The letter is based on the template that the CFPB approved in May, which was submitted by the Bank Policy Institute. That initial template established the underlying criteria and operating guardrails for a bank to offer small-dollar loan products for up to $2,500 in the form of an installment loan or line of credit product.

Earlier this year, the CFPB granted Bank of America another NAL about the financial institution’s funding arrangements with housing counseling agencies (HCAs) certified by the U.S. Department of Housing and Urban Development (HUD).

Even though the CFPB does not endorse specific products, the template provided banks with the parameters that the CFPB had approved. The parameters allow for banks to expedite the approval of their product.

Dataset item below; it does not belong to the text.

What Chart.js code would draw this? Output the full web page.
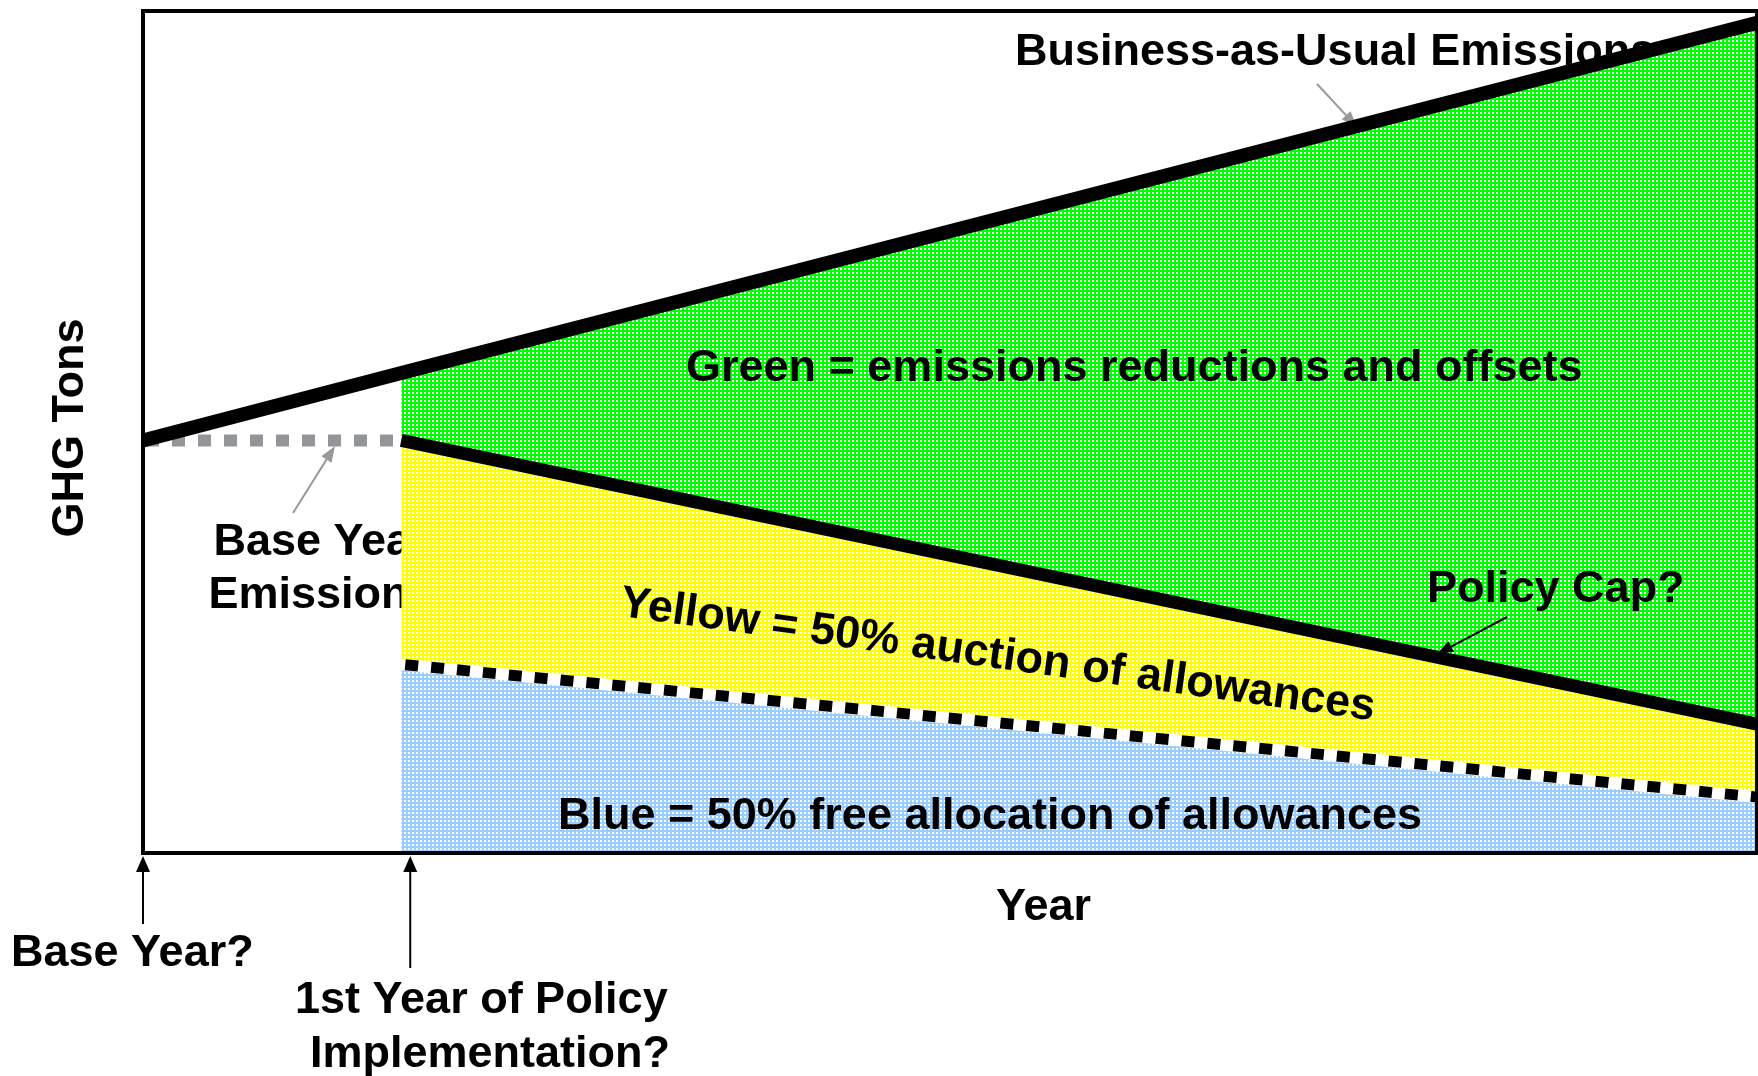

The NAL template also provides both the borrowers and the lenders with the benefit of regulations concerning small-dollar credit products.

The CFPB also has submitted a Paperwork Reduction Act notice to the Office of the Federal Register, which pertains to the release and collection of information to ensure the maximum utility from the data collected.

“The testing of different consumer disclosures supports the Bureau’s commitment to ensuring that consumers have the information they need to understand the small-dollar products available to them so they can make the choices that are best for them and their personal circumstances,” the CFPB said in a press release.

In July, following the CFPB releasing its payday lending rule, the agency announced it was trying to identify information that could be disclosed to consumers during the small-dollar lending process to allow them to make informed choices.